80/20 ARM Loan HIGH RATES on a duplex 20yr old investor Am I screwed? Plz Help!!?
Answer:
You knew going in what the situation was, so you must have prepared yourself in some way to make up the difference between expenses and income.
Instead of going out and getting a new loan on another property, find one that the owner is willing to finance and make sure you are going to cash flow positively. That will make the burden of the negative cash flow from the duplex more palatable.
I wouldn't be thinking about selling in two years. I would be thinking about 5 years. Rents are in the process of going up (traditionally they increase at about 4% annually) and it won't be that long until you break even. In the interim, renters are paying off your mortgage and you are building wealth.
One thing you might think of is adding additional profit centers if possible. Are the renters willing to pay extra if you provide a washing and dryer? Or you could get a coin operated one put in and split profits with the operator.
If one of your tenants decides to move, perhaps you should take one of the apartments and live in it yourself.
You are young and real estate is forgiving in the long haul. Time is on your side and you will come to see that this investment will work out.
Think about refinancing in two years if the rates don't up dramtically and you will save money.
There is no definite answer to your question. The important thing to remember is that there is ALWAYS a good deal. It might be all over the news that the real estate bubble is about collapse and go to high hell, but the fact remains that good deals are still there-- they might just be harder to find.
From the sound of it, your investment is marginal at best. You are very close to breaking even, and as the previous person posted, rental rates are sure to go up. On top of that, the property is bound to appreciate in value by anywhere from 4-6% depending on your location. The big question isn't whether you can pull off this deal to make it work, but what is your opportunity cost for holding onto it. If you aren't familiar with the term, opportunity cost is another way of saying "what you could be doing with your money if you were to do something else with it."
I have been a real estate investor for a long time and I would be hard pressed to believe that you cannot find a better deal out there. Are you screwed? No. You merely got yourself into a deal that is only mediocre. I would spend the next two years looking for a substitute property that has a better return, take a small profit from the appreciation (assuming your rental income offsets your mortgage payments) and invest in a different property. You never know-- your property value always has the chance of skyrocketing due to changes outside your control. Check with the planning commission to see what developments/improvements are going to be made in the area.

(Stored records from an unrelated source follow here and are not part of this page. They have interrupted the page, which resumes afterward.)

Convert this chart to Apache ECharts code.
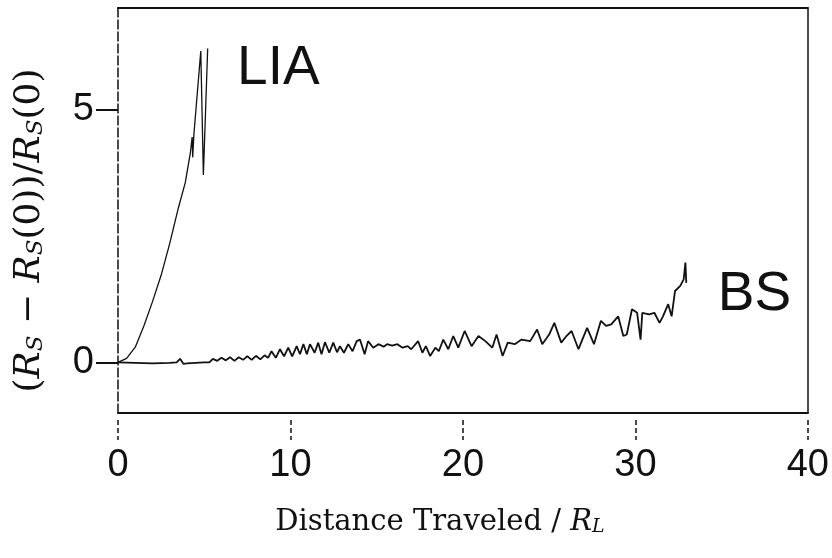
<!DOCTYPE html>
<html>
<head>
<meta charset="UTF-8">
<title>Rs growth</title>
<script src="https://cdn.jsdelivr.net/npm/echarts@6.0.0/dist/echarts.min.js"></script>
<style>
  html, body { margin: 0; padding: 0; background: #fff; }
  #chart { width: 832px; height: 558px; }
</style>
</head>
<body>
<div id="chart"></div>
<script>
// LIA curve
var liaX = [0, 0.5, 1.0, 1.5, 2.0, 2.5, 3.0, 3.5, 3.9, 4.2, 4.3, 4.33, 4.4, 4.8, 4.95, 5.2];
var liaY = [0, 0.08, 0.3, 0.72, 1.2, 1.72, 2.35, 3.05, 3.55, 4.15, 4.45, 4.05, 4.5, 6.15, 3.7, 6.2];

// BS curve
var bsX = [0, 1, 2, 3, 3.4, 3.6, 3.8, 4.0, 4.5, 5.0, 5.3,
  5.5, 5.75, 6.0, 6.25, 6.5, 6.75, 7.0, 7.25, 7.5, 7.75, 8.0, 8.25, 8.5, 8.7,
  8.9, 9.15, 9.39, 9.63, 9.87, 10.1, 10.36, 10.55, 10.75, 10.95, 11.13, 11.4, 11.61, 11.8, 12.0, 12.25,
  12.48, 12.7, 12.87, 13.1, 13.35, 13.6, 13.84, 14.03, 14.3, 14.5, 14.8, 15.1, 15.4, 15.6, 15.9, 16.2,
  16.5, 16.8, 17.0, 17.4, 17.65, 17.85, 18.1, 18.4, 18.6,
  18.86, 19.15, 19.44, 19.73, 20.1, 20.5, 20.9, 21.3, 21.7, 21.95, 22.3, 22.6, 23.0, 23.4, 23.9, 24.3,
  24.6, 25.0, 25.3, 25.7, 26.0, 26.3, 26.7, 27.2, 27.6, 28.0, 28.3, 28.6, 29.0, 29.3, 29.5, 29.8,
  30.1, 30.3, 30.4, 30.8, 31.1, 31.4, 31.6, 31.9, 32.1, 32.3, 32.6, 32.8, 32.9, 32.95];
var bsY = [0, -0.01, -0.02, -0.01, 0.0, 0.07, -0.03, -0.02, -0.01, 0.0, 0.0,
  0.07, 0.03, 0.09, 0.04, 0.1, 0.03, 0.1, 0.05, 0.12, 0.05, 0.13, 0.06, 0.14, 0.09,
  0.22, 0.09, 0.26, 0.12, 0.29, 0.12, 0.32, 0.16, 0.36, 0.16, 0.36, 0.19, 0.39, 0.16, 0.4, 0.19,
  0.39, 0.2, 0.32, 0.19, 0.36, 0.22, 0.42, 0.45, 0.16, 0.42, 0.29, 0.36, 0.31, 0.36, 0.33, 0.36,
  0.29, 0.32, 0.26, 0.42, 0.19, 0.32, 0.125, 0.29, 0.22,
  0.45, 0.26, 0.52, 0.29, 0.62, 0.32, 0.52, 0.42, 0.29, 0.55, 0.125, 0.39, 0.36, 0.45, 0.42, 0.65,
  0.36, 0.55, 0.78, 0.39, 0.52, 0.62, 0.26, 0.68, 0.36, 0.82, 0.72, 0.75, 0.91, 0.52, 0.55, 1.05,
  0.98, 0.45, 0.98, 0.95, 0.98, 0.78, 0.91, 1.15, 0.91, 1.41, 1.51, 1.64, 1.97, 1.57];

// axes / ticks
var xTicks = [0, 10, 20, 30, 40];
var yTicks = [0, 5];
var liaLabelAt = [9.3, 5.8];
var bsLabelAt = [36.9, 1.34];

function pairs(xs, ys) {
  return xs.map(function (x, i) { return [x, ys[i]]; });
}

var ink = '#111';
var chart = echarts.init(document.getElementById('chart'));

var option = {
  backgroundColor: '#fff',
  animation: false,
  grid: { left: 118, right: 24, top: 8, bottom: 145 },
  xAxis: [
    { // the frame line at the bottom
      type: 'value', position: 'bottom', min: 0, max: 40, interval: 10,
      axisLine: { show: true, onZero: false, lineStyle: { color: ink, width: 2 } },
      axisTick: { show: false }, axisLabel: { show: false }, splitLine: { show: false }
    },
    { // ticks + labels, drawn a little under the line
      type: 'value', position: 'bottom', offset: 7, min: 0, max: 40, interval: 10,
      axisLine: { show: false, onZero: false },
      axisTick: { show: true, length: 20, lineStyle: { color: ink, width: 1.5, type: [5, 3] } },
      axisLabel: {
        show: true, margin: 27, color: ink,
        fontFamily: 'Liberation Sans', fontSize: 38,
        customValues: xTicks
      },
      splitLine: { show: false },
      name: 'Distance Traveled / {i|R}{s|L}',
      nameLocation: 'middle', nameGap: 88,
      nameTextStyle: {
        fontFamily: 'DejaVu Serif', fontSize: 29, color: ink, padding: [0, 46, 0, 0],
        rich: {
          i: { fontFamily: 'DejaVu Serif', fontStyle: 'italic', fontSize: 29, color: ink },
          s: { fontFamily: 'DejaVu Serif', fontStyle: 'italic', fontSize: 19, color: ink, verticalAlign: 'bottom', lineHeight: 19 }
        }
      }
    },
    { // top frame
      type: 'value', position: 'top', min: 0, max: 40,
      axisLine: { show: true, onZero: false, lineStyle: { color: ink, width: 2 } },
      axisTick: { show: false }, axisLabel: { show: false }, splitLine: { show: false }
    }
  ],
  yAxis: [
    {
      type: 'value', position: 'left', min: -1, max: 7,
      axisLine: { show: true, onZero: false, lineStyle: { color: ink, width: 1.5, type: [9, 3] } },
      axisTick: { show: true, length: 22, customValues: yTicks, lineStyle: { color: ink, width: 2 } },
      axisLabel: {
        show: true, margin: 24, color: ink,
        fontFamily: 'Liberation Sans', fontSize: 38,
        customValues: yTicks
      },
      splitLine: { show: false },
      name: '({i|R}{s|S} − {i|R}{s|S}(0))/{i|R}{s|S}(0)',
      nameLocation: 'middle', nameRotate: 90, nameGap: 70,
      nameTextStyle: {
        fontFamily: 'DejaVu Serif', fontSize: 36, color: ink, padding: [0, 40, 0, 0],
        rich: {
          i: { fontFamily: 'DejaVu Serif', fontStyle: 'italic', fontSize: 36, color: ink },
          s: { fontFamily: 'DejaVu Serif', fontStyle: 'italic', fontSize: 23, color: ink, verticalAlign: 'bottom', lineHeight: 23 }
        }
      }
    },
    { // right frame
      type: 'value', position: 'right', min: -1, max: 7,
      axisLine: { show: true, onZero: false, lineStyle: { color: ink, width: 1.5 } },
      axisTick: { show: false }, axisLabel: { show: false }, splitLine: { show: false }
    }
  ],
  series: [
    {
      name: 'LIA', type: 'line', xAxisIndex: 0, yAxisIndex: 0,
      data: pairs(liaX, liaY), showSymbol: false, smooth: false,
      lineStyle: { color: ink, width: 1.3 },
      markPoint: {
        symbolSize: 0,
        label: { show: true, formatter: 'LIA', fontFamily: 'Liberation Sans', fontSize: 55, color: ink },
        data: [{ coord: liaLabelAt }]
      }
    },
    {
      name: 'BS', type: 'line', xAxisIndex: 0, yAxisIndex: 0,
      data: pairs(bsX, bsY), showSymbol: false, smooth: false,
      lineStyle: { color: ink, width: 1.8 },
      markPoint: {
        symbolSize: 0,
        label: { show: true, formatter: 'BS', fontFamily: 'Liberation Sans', fontSize: 55, color: ink },
        data: [{ coord: bsLabelAt }]
      }
    }
  ]
};
chart.setOption(option);
</script>
</body>
</html>
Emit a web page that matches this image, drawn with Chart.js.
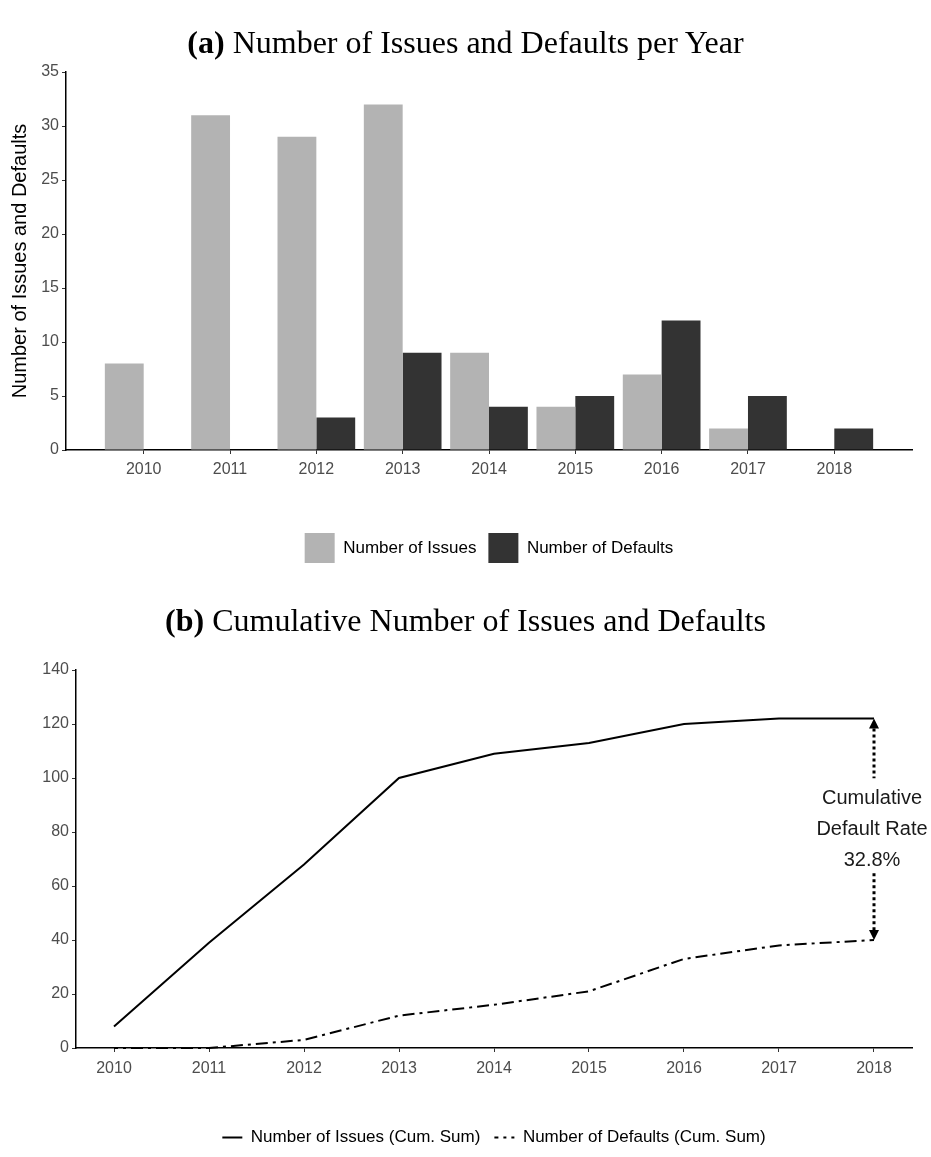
<!DOCTYPE html>
<html>
<head>
<meta charset="utf-8">
<script src="https://cdn.jsdelivr.net/npm/chart.js@4.4.1/dist/chart.umd.min.js"></script>
<style>
  body { margin: 0; background: #fff; }
  #page { position: relative; width: 931px; height: 1157px; }
  .title { position: absolute; left: 0; width: 931px; text-align: center; font-family: 'Liberation Serif', 'Times New Roman', serif; font-size: 32px; line-height: 40px; color: #000; }
  #top { position: absolute; left: 0; top: 0; }
  #bottom { position: absolute; left: 0; top: 585px; }
</style>
</head>
<body>
<div id="page">
  <canvas id="top" width="931" height="585"></canvas>
  <canvas id="bottom" width="931" height="572"></canvas>
  <div class="title" style="top:22px"><b>(a)</b> Number of Issues and Defaults per Year</div>
  <div class="title" style="top:600px"><b>(b)</b> Cumulative Number of Issues and Defaults</div>
</div>
<script>
  const years = [2010, 2011, 2012, 2013, 2014, 2015, 2016, 2017, 2018];
  const issues = [8, 31, 29, 32, 9, 4, 7, 2, 0];
  const defaults = [0, 0, 3, 9, 4, 5, 12, 5, 2];
  const issuesCum = [8, 39, 68, 100, 109, 113, 120, 122, 122];
  const defaultsCum = [0, 0, 3, 12, 16, 21, 33, 38, 40];

  Chart.defaults.font.family = "'Liberation Sans', Arial, sans-serif";

  // shared look of the axes (classic theme: no grid, black axis lines, small ticks)
  const gridOpts = { display: true, drawOnChartArea: false, drawTicks: true, tickLength: 4, color: '#333', lineWidth: 1, offset: false };
  const borderOpts = { display: true, color: '#000', width: 1.5 };
  const tickOpts = { color: '#4d4d4d', font: { size: 16 }, padding: 3, maxRotation: 0, autoSkip: false };
  const yearTicks = s => { s.ticks = years.map(v => ({ value: v })); };

  // top: bars per year
  new Chart(document.getElementById('top'), {
    type: 'bar',
    data: {
      labels: years,
      datasets: [
        { label: 'Number of Issues', data: issues, backgroundColor: '#b3b3b3', categoryPercentage: 0.9, barPercentage: 1 },
        { label: 'Number of Defaults', data: defaults, backgroundColor: '#333333', categoryPercentage: 0.9, barPercentage: 1 }
      ]
    },
    options: {
      responsive: false,
      animation: false,
      devicePixelRatio: 1,
      layout: { padding: { top: 72, right: 19, bottom: 12, left: 0 } },
      plugins: {
        legend: {
          position: 'bottom',
          fullSize: false,
          labels: { boxWidth: 30, boxHeight: 30, color: '#000', font: { size: 17 }, padding: 12 }
        },
        tooltip: { enabled: false }
      },
      scales: {
        x: {
          type: 'linear', min: 2009.1, max: 2018.9, offset: false,
          grid: gridOpts, border: borderOpts,
          ticks: Object.assign({}, tickOpts, { padding: 6, callback: v => String(v) }),
          afterBuildTicks: yearTicks,
          afterFit: s => { s.height = 71; }
        },
        y: {
          min: 0, max: 35,
          grid: gridOpts, border: borderOpts,
          ticks: Object.assign({}, tickOpts, { stepSize: 5 }),
          title: { display: true, text: 'Number of Issues and Defaults', color: '#000', font: { size: 20 }, padding: { top: 8, bottom: 0 } },
          afterFit: s => { s.width = 66; }
        }
      }
    }
  });

  // dotted double arrow with the cumulative default rate at the last year
  const rateNote = {
    id: 'rateNote',
    afterDatasetsDraw(chart) {
      const { ctx, scales: { x, y } } = chart;
      const last = years.length - 1;
      const px = x.getPixelForValue(years[last]);
      const yTop = y.getPixelForValue(issuesCum[last]);
      const yBot = y.getPixelForValue(defaultsCum[last]);
      const mid = (yTop + yBot) / 2;
      const rate = (defaultsCum[last] / issuesCum[last] * 100).toFixed(1) + '%';
      ctx.save();
      ctx.strokeStyle = '#000';
      ctx.fillStyle = '#000';
      ctx.lineWidth = 3;
      ctx.setLineDash([3, 3]);
      ctx.beginPath();
      ctx.moveTo(px, yTop + 10); ctx.lineTo(px, mid - 51);
      ctx.moveTo(px, mid + 44); ctx.lineTo(px, yBot - 10);
      ctx.stroke();
      ctx.setLineDash([]);
      ctx.beginPath();
      ctx.moveTo(px, yTop); ctx.lineTo(px - 5, yTop + 10); ctx.lineTo(px + 5, yTop + 10); ctx.closePath();
      ctx.moveTo(px, yBot); ctx.lineTo(px - 5, yBot - 10); ctx.lineTo(px + 5, yBot - 10); ctx.closePath();
      ctx.fill();
      ctx.font = "20px 'Liberation Sans', Arial, sans-serif";
      ctx.fillStyle = '#1a1a1a';
      ctx.textAlign = 'center';
      ctx.textBaseline = 'middle';
      ['Cumulative', 'Default Rate', rate].forEach((t, i) => ctx.fillText(t, px - 2, mid + (i - 1) * 31));
      ctx.restore();
    }
  };

  // legend symbols: take the dash from the dataset line, not from the point
  const lineLegend = chart => Chart.defaults.plugins.legend.labels.generateLabels(chart).map((item, i) => {
    const ds = chart.data.datasets[i];
    return Object.assign(item, { lineDash: ds.borderDash || [], lineDashOffset: ds.borderDashOffset || 0, lineWidth: ds.borderWidth });
  });

  // bottom: cumulative sums
  new Chart(document.getElementById('bottom'), {
    type: 'line',
    data: {
      labels: years,
      datasets: [
        { label: 'Number of Issues (Cum. Sum)', data: issuesCum, borderColor: '#000', borderWidth: 2, pointRadius: 0, tension: 0, fill: false, clip: 4 },
        { label: 'Number of Defaults (Cum. Sum)', data: defaultsCum, borderColor: '#000', borderWidth: 2, borderDash: [12, 5, 3, 5], borderDashOffset: 8, pointRadius: 0, tension: 0, fill: false, clip: 4 }
      ]
    },
    options: {
      responsive: false,
      animation: false,
      devicePixelRatio: 1,
      layout: { padding: { top: 85, right: 19, bottom: 1, left: 0 } },
      plugins: {
        legend: {
          position: 'bottom',
          fullSize: false,
          labels: { usePointStyle: true, pointStyle: 'line', pointStyleWidth: 20, color: '#000', font: { size: 17 }, padding: 14, generateLabels: lineLegend }
        },
        tooltip: { enabled: false }
      },
      scales: {
        x: {
          type: 'linear', min: 2009.6, max: 2018.4, offset: false,
          grid: gridOpts, border: borderOpts,
          ticks: Object.assign({}, tickOpts, { padding: 7, callback: v => String(v) }),
          afterBuildTicks: yearTicks,
          afterFit: s => { s.height = 67; }
        },
        y: {
          min: 0, max: 140,
          grid: gridOpts, border: borderOpts,
          ticks: Object.assign({}, tickOpts, { stepSize: 20 }),
          afterFit: s => { s.width = 76; }
        }
      }
    },
    plugins: [rateNote]
  });
</script>
</body>
</html>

Finally, don't limit yourself to the financing you can obtain yourself. There are plenty of other ways to secure property. Take for example finding and managing a property for a certain percentage profit-- or if you're really lucky you might be able to weasel a small percentage of ownership. Most people will say that this method is crazy and would never work, but it's exactly how I got started in real estate investment. Your success in acquiring outside private funding is directly related to how well you can sell yourself. Best of luck.